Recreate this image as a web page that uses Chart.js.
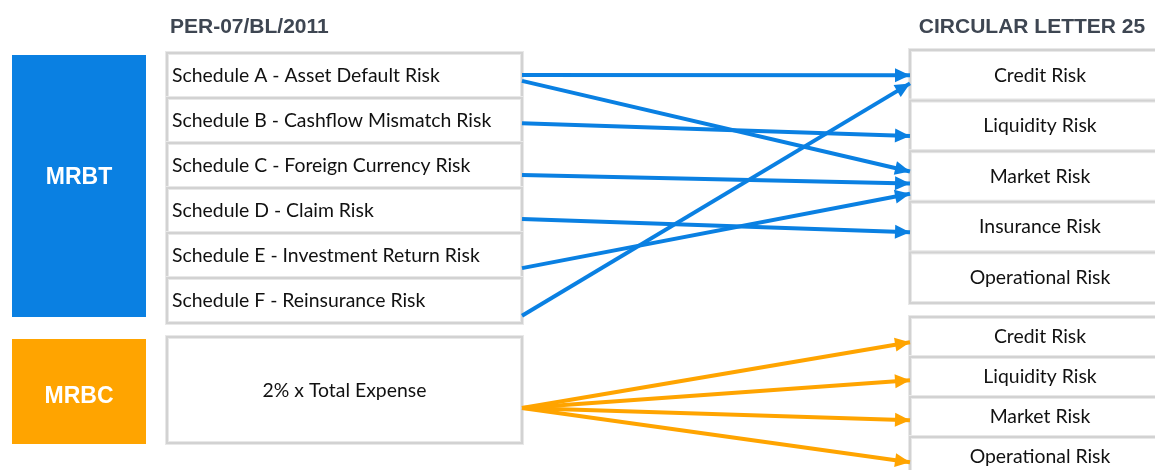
<!DOCTYPE html>
<html>
<head>
<meta charset="utf-8">
<script src="https://cdn.jsdelivr.net/npm/chart.js@4.4.1/dist/chart.umd.min.js"></script>
<style>
html,body{margin:0;padding:0;background:#fff;}
#wrap{width:1155px;height:470px;}
</style>
</head>
<body>
<div id="wrap"><canvas id="c" width="1155" height="470"></canvas></div>
<script>
// ---- data ----
const leftTitle = 'PER-07/BL/2011';
const rightTitle = 'CIRCULAR LETTER 25';
const groupLabels = ['MRBT', 'MRBC'];
const schedules = [
  'Schedule A - Asset Default Risk',
  'Schedule B - Cashflow Mismatch Risk',
  'Schedule C - Foreign Currency Risk',
  'Schedule D - Claim Risk',
  'Schedule E - Investment Return Risk',
  'Schedule F - Reinsurance Risk'
];
const mrbcItems = ['2% x Total Expense'];
const mrbtRisks = ['Credit Risk', 'Liquidity Risk', 'Market Risk', 'Insurance Risk', 'Operational Risk'];
const mrbcRisks = ['Credit Risk', 'Liquidity Risk', 'Market Risk', 'Operational Risk'];
// links: source row -> target row, with anchor position inside each row (0 = top, 1 = bottom)
const mrbtLinkFrom = [0, 0, 1, 2, 3, 4, 5];
const mrbtLinkTo   = [0, 2, 1, 2, 3, 2, 0];
const mrbtFromPos  = [0.49, 0.62, 0.56, 0.71, 0.69, 0.78, 0.84];
const mrbtToPos    = [0.50, 0.40, 0.70, 0.64, 0.60, 0.84, 0.66];
const mrbcLinkFrom = [0, 0, 0, 0];
const mrbcLinkTo   = [0, 1, 2, 3];
const mrbcFromPos  = [0.67, 0.67, 0.67, 0.67];
const mrbcToPos    = [0.63, 0.58, 0.58, 0.63];

// ---- layout (value space of the hidden axes) ----
const L = {
  groupX0: 12, groupX1: 146,
  mrbtY0: 55, mrbtY1: 317, mrbtLabelY: 178,
  mrbcY0: 339, mrbcY1: 444, mrbcLabelY: 397,
  leftX0: 167, leftX1: 522,
  leftTop: 53, leftRowH: 45,
  mrbcBoxY0: 337, mrbcBoxY1: 443,
  rightX0: 910, rightX1: 1162,
  rightTop: 50, rightRowH: 50.6,
  right2Top: 317, right2RowH: 40,
  arrowTipX: 910
};
const BLUE = '#0a80e2';
const ORANGE = '#ffa400';

function leftRowY(i, p){ return L.leftTop + (i + p) * L.leftRowH; }
function rightRowY(i, p){ return L.rightTop + (i + p) * L.rightRowH; }
function right2RowY(i, p){ return L.right2Top + (i + p) * L.right2RowH; }
function mrbcBoxY(p){ return L.mrbcBoxY0 + p * (L.mrbcBoxY1 - L.mrbcBoxY0); }

const datasets = [];
mrbtLinkFrom.forEach((s, k) => {
  datasets.push({
    data: [{x: L.leftX1, y: leftRowY(s, mrbtFromPos[k])}, {x: L.arrowTipX, y: rightRowY(mrbtLinkTo[k], mrbtToPos[k])}],
    borderColor: BLUE, backgroundColor: BLUE, borderWidth: 4, pointRadius: 0, showLine: true, arrow: true
  });
});
mrbcLinkFrom.forEach((s, k) => {
  datasets.push({
    data: [{x: L.leftX1, y: mrbcBoxY(mrbcFromPos[k])}, {x: L.arrowTipX, y: right2RowY(mrbcLinkTo[k], mrbcToPos[k])}],
    borderColor: ORANGE, backgroundColor: ORANGE, borderWidth: 4, pointRadius: 0, showLine: true, arrow: true
  });
});

const BOX_FONT = '19.4px Lato';
const diagramPlugin = {
  id: 'diagram',
  beforeDatasetsDraw(chart){
    const {ctx, scales:{x, y}} = chart;
    const px = v => x.getPixelForValue(v), py = v => y.getPixelForValue(v);
    ctx.save();
    function box(x0, y0, x1, y1){
      const X0 = px(x0), Y0 = py(y0), X1 = px(x1), Y1 = py(y1);
      ctx.fillStyle = '#fff';
      ctx.fillRect(X0, Y0, X1 - X0, Y1 - Y0);
      ctx.strokeStyle = '#e8e8e8'; ctx.lineWidth = 4;
      ctx.strokeRect(X0, Y0, X1 - X0, Y1 - Y0);
      ctx.strokeStyle = '#d2d2d2'; ctx.lineWidth = 2;
      ctx.strokeRect(X0, Y0, X1 - X0, Y1 - Y0);
    }
    // group blocks
    ctx.fillStyle = BLUE;
    ctx.fillRect(px(L.groupX0), py(L.mrbtY0), px(L.groupX1) - px(L.groupX0), py(L.mrbtY1) - py(L.mrbtY0));
    ctx.fillStyle = ORANGE;
    ctx.fillRect(px(L.groupX0), py(L.mrbcY0), px(L.groupX1) - px(L.groupX0), py(L.mrbcY1) - py(L.mrbcY0));
    ctx.fillStyle = '#fff';
    ctx.font = 'bold 23px "Liberation Sans", Arial, sans-serif';
    ctx.textAlign = 'center'; ctx.textBaseline = 'middle';
    const gx = px((L.groupX0 + L.groupX1) / 2);
    ctx.fillText(groupLabels[0], gx, py(L.mrbtLabelY));
    ctx.fillText(groupLabels[1], gx, py(L.mrbcLabelY));
    // titles
    ctx.fillStyle = '#3e4652';
    ctx.font = 'bold 21px "Liberation Sans", Arial, sans-serif';
    ctx.textAlign = 'left';
    ctx.fillText(leftTitle, px(170), py(27));
    ctx.textAlign = 'center';
    ctx.fillText(rightTitle, px(1032), py(27));
    // left boxes
    schedules.forEach((s, i) => box(L.leftX0, leftRowY(i, 0), L.leftX1, leftRowY(i, 1)));
    box(L.leftX0, L.mrbcBoxY0, L.leftX1, L.mrbcBoxY1);
    // right boxes
    mrbtRisks.forEach((s, i) => box(L.rightX0, rightRowY(i, 0), L.rightX1, rightRowY(i, 1)));
    mrbcRisks.forEach((s, i) => box(L.rightX0, right2RowY(i, 0), L.rightX1, right2RowY(i, 1)));
    // texts
    ctx.fillStyle = '#111';
    ctx.font = BOX_FONT;
    ctx.textAlign = 'left';
    schedules.forEach((s, i) => ctx.fillText(s, px(L.leftX0 + 5), py(leftRowY(i, 0.5))));
    ctx.textAlign = 'center';
    ctx.fillText(mrbcItems[0], px((L.leftX0 + L.leftX1) / 2), py((L.mrbcBoxY0 + L.mrbcBoxY1) / 2 + 1));
    mrbtRisks.forEach((s, i) => ctx.fillText(s, px(1040), py(rightRowY(i, 0.5))));
    mrbcRisks.forEach((s, i) => ctx.fillText(s, px(1040), py(right2RowY(i, 0.5))));
    ctx.restore();
  },
  afterDatasetsDraw(chart){
    const ctx = chart.ctx;
    ctx.save();
    chart.data.datasets.forEach((ds, i) => {
      if (!ds.arrow) return;
      const pts = chart.getDatasetMeta(i).data;
      const a = pts[pts.length - 2], b = pts[pts.length - 1];
      const ang = Math.atan2(b.y - a.y, b.x - a.x);
      const len = 15, half = 7;
      ctx.fillStyle = ds.borderColor;
      ctx.beginPath();
      ctx.moveTo(b.x, b.y);
      ctx.lineTo(b.x - len * Math.cos(ang) + half * Math.sin(ang), b.y - len * Math.sin(ang) - half * Math.cos(ang));
      ctx.lineTo(b.x - len * Math.cos(ang) - half * Math.sin(ang), b.y - len * Math.sin(ang) + half * Math.cos(ang));
      ctx.closePath();
      ctx.fill();
    });
    ctx.restore();
  }
};

new Chart(document.getElementById('c'), {
  type: 'line',
  data: { datasets },
  options: {
    responsive: false,
    animation: false,
    layout: { padding: 0 },
    elements: { line: { tension: 0, borderCapStyle: 'butt' } },
    scales: {
      x: { type: 'linear', min: 0, max: 1155, display: false },
      y: { type: 'linear', min: 0, max: 470, reverse: true, display: false }
    },
    plugins: { legend: { display: false }, tooltip: { enabled: false } }
  },
  plugins: [diagramPlugin]
});
</script>
</body>
</html>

^^^^

» **PROBLEM REQUIREMENTS**
Repeat, exactly and in full, each line from the start of the data to the line that contains "0.58, 0.58, 0.63];". Pictures do not go in.

» **WORKED ANSWER**
Recreate this image as a web page that uses Chart.js.
<!DOCTYPE html>
<html>
<head>
<meta charset="utf-8">
<script src="https://cdn.jsdelivr.net/npm/chart.js@4.4.1/dist/chart.umd.min.js"></script>
<style>
html,body{margin:0;padding:0;background:#fff;}
#wrap{width:1155px;height:470px;}
</style>
</head>
<body>
<div id="wrap"><canvas id="c" width="1155" height="470"></canvas></div>
<script>
// ---- data ----
const leftTitle = 'PER-07/BL/2011';
const rightTitle = 'CIRCULAR LETTER 25';
const groupLabels = ['MRBT', 'MRBC'];
const schedules = [
  'Schedule A - Asset Default Risk',
  'Schedule B - Cashflow Mismatch Risk',
  'Schedule C - Foreign Currency Risk',
  'Schedule D - Claim Risk',
  'Schedule E - Investment Return Risk',
  'Schedule F - Reinsurance Risk'
];
const mrbcItems = ['2% x Total Expense'];
const mrbtRisks = ['Credit Risk', 'Liquidity Risk', 'Market Risk', 'Insurance Risk', 'Operational Risk'];
const mrbcRisks = ['Credit Risk', 'Liquidity Risk', 'Market Risk', 'Operational Risk'];
// links: source row -> target row, with anchor position inside each row (0 = top, 1 = bottom)
const mrbtLinkFrom = [0, 0, 1, 2, 3, 4, 5];
const mrbtLinkTo   = [0, 2, 1, 2, 3, 2, 0];
const mrbtFromPos  = [0.49, 0.62, 0.56, 0.71, 0.69, 0.78, 0.84];
const mrbtToPos    = [0.50, 0.40, 0.70, 0.64, 0.60, 0.84, 0.66];
const mrbcLinkFrom = [0, 0, 0, 0];
const mrbcLinkTo   = [0, 1, 2, 3];
const mrbcFromPos  = [0.67, 0.67, 0.67, 0.67];
const mrbcToPos    = [0.63, 0.58, 0.58, 0.63];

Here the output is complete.